I am afraid that in other directions—in the case of Customs and Excise, for example—this practice goes back for very many years; but I will, of course, call the attention of my right hon. and learned Friend to the wish now expressed by my hon. Friend.

Mr. Stanley

Does the right hon. Gentleman feel that the possibility of a reward may have some effect upon the veracity of the evidence upon which he will have to rely?

Mr. Glenvil Hall

As I have said, no payment has been made in this instance. Where moneys have been paid for information in other cases the information has been very closely checked before any reward was paid.

Mr. H. Strauss

Can the right hon. Gentleman assure the House that it is not the intention of the Government to pay children for informing against their parents in accordance with the practice of totalitarian countries?

Mr. Sydney Silverman

Can my right hon. Friend say what is the extent to which breaches of the Exchange Control Act occur which it is intended to restrict by this method, and can he say whether there are other departments of the law besides this one, in which the police use informers?

Mr.
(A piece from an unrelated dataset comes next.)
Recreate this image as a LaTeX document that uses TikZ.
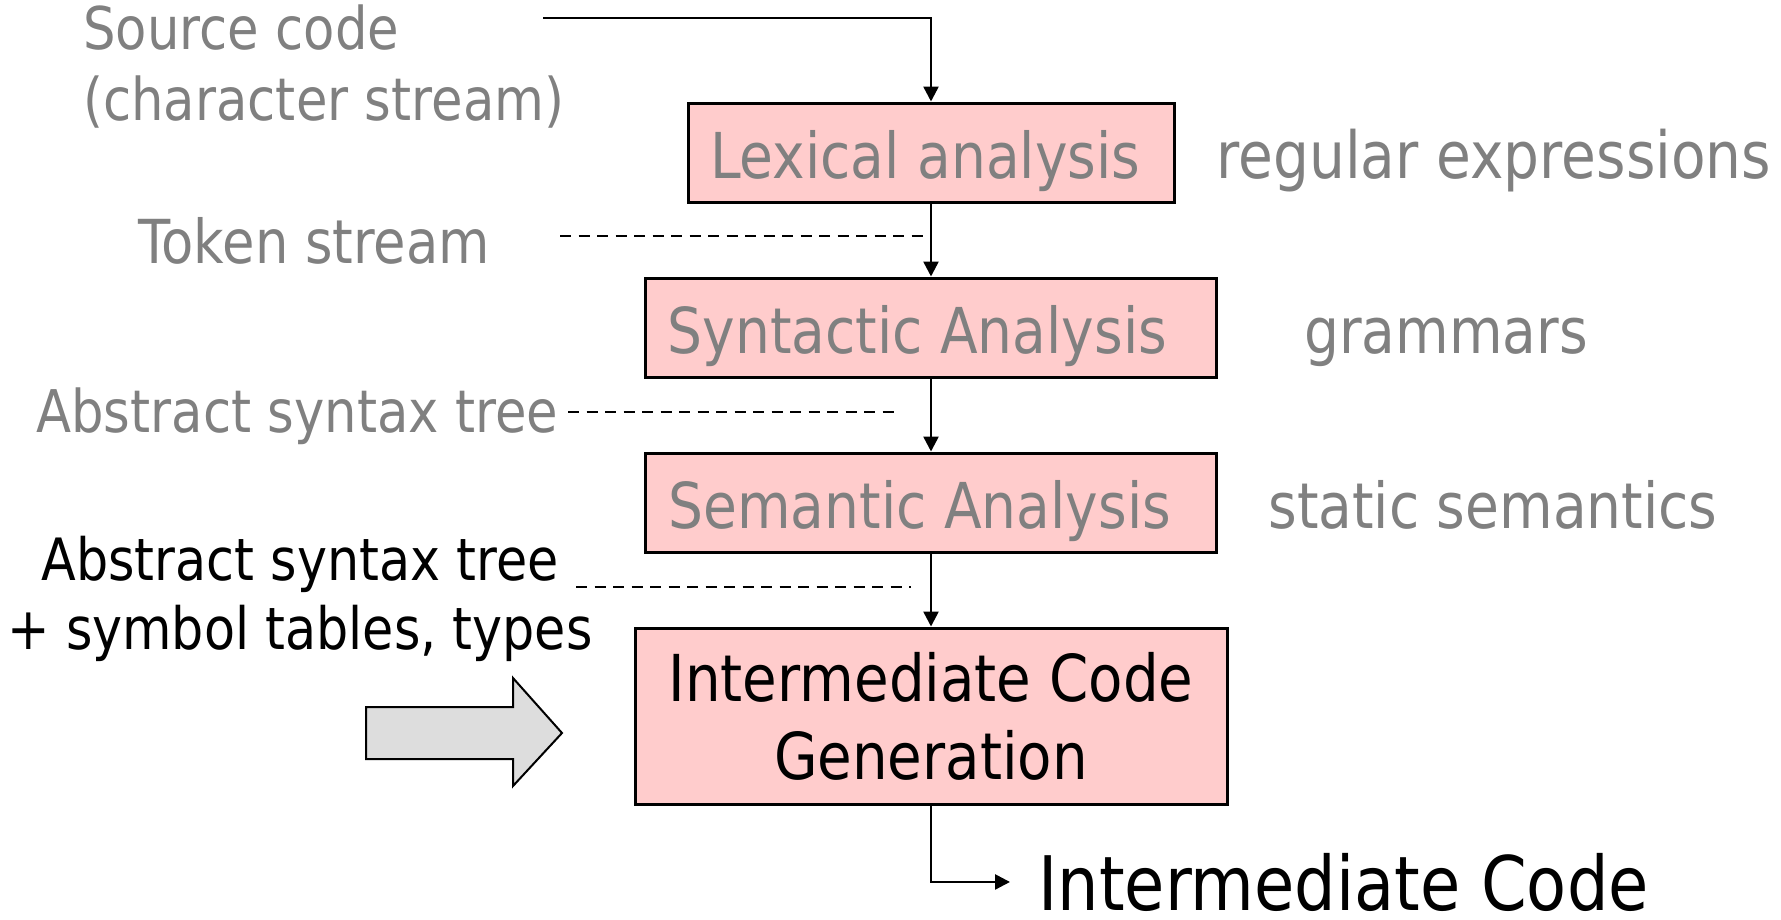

Glenvil Hall

I indicated that under certain earlier Acts, Customs and Excise have power to pay for evidence, if they think that proper. There is a limit of £50. Above that figure Treasury sanction has to be given. I am afraid that I could not give any more information than that.

74. Mr. Marples

asked the Chancellor of the Exchequer how much money has been paid out of the Exchequer as reward to persons who have given information relative to income tax evasion from the beginning of this Parliament.

Mr. Glenvil Hall

In the period mentioned the sums paid to informers by the Board of Inland Revenue amounted in all to £438.

Mr. Marples

Now that rewards to informers are a permanent and essential feature of the policy of the Socialist Government, is the Minister satisfied that he is getting good value for money for this class of work and, in this connection, will he consult the Soviet authorities who reward their informers in Buchenwald only with cigarettes and not with money?

Mr. Nally

Is my right hon. Friend aware that it has been the practice for many years for commercial organisations, including, to my knowledge, insurance companies and one or two large engineering firms, to pay money to informers who inform the proprietors of those organisations of offences committed in those places or against clients of the insurance companies concerned.

Mr. Mikardo

Is my right hon. Friend aware, and will he confirm, that these payments were not begun by the present Government but by previous Governments, so that it would be much better if hon. Members directed their condemnation, not at the informer, but at the people who are guilty of black market offences in currency?

Mr. Glenvil Hall

I thought I made it quite clear in reply to an earlier question that this practice has been going on for many years. It is at least 60 years old.

Mr. Fernyhough

Is my right hon. Friend aware that many rich people in this country pay accountants a very great deal of money in order to help them to evade their proper Income Tax.

Mr. Awbery

Is it the policy of the Opposition to protect people who evade the law?

Mr. Mott-Radelyffe

Could the right hon. Gentleman say whether any sum paid to a common informer would be regarded for the purposes of Income Tax as earned income?

Mr. Dumpleton

Is it not clear that the practice was begun and has been continued by the Conservative Party?

Mr. Stanley

Is the right hon. Gentleman thoroughly satisfied with the support given by his own supporters to this practice of the common informer?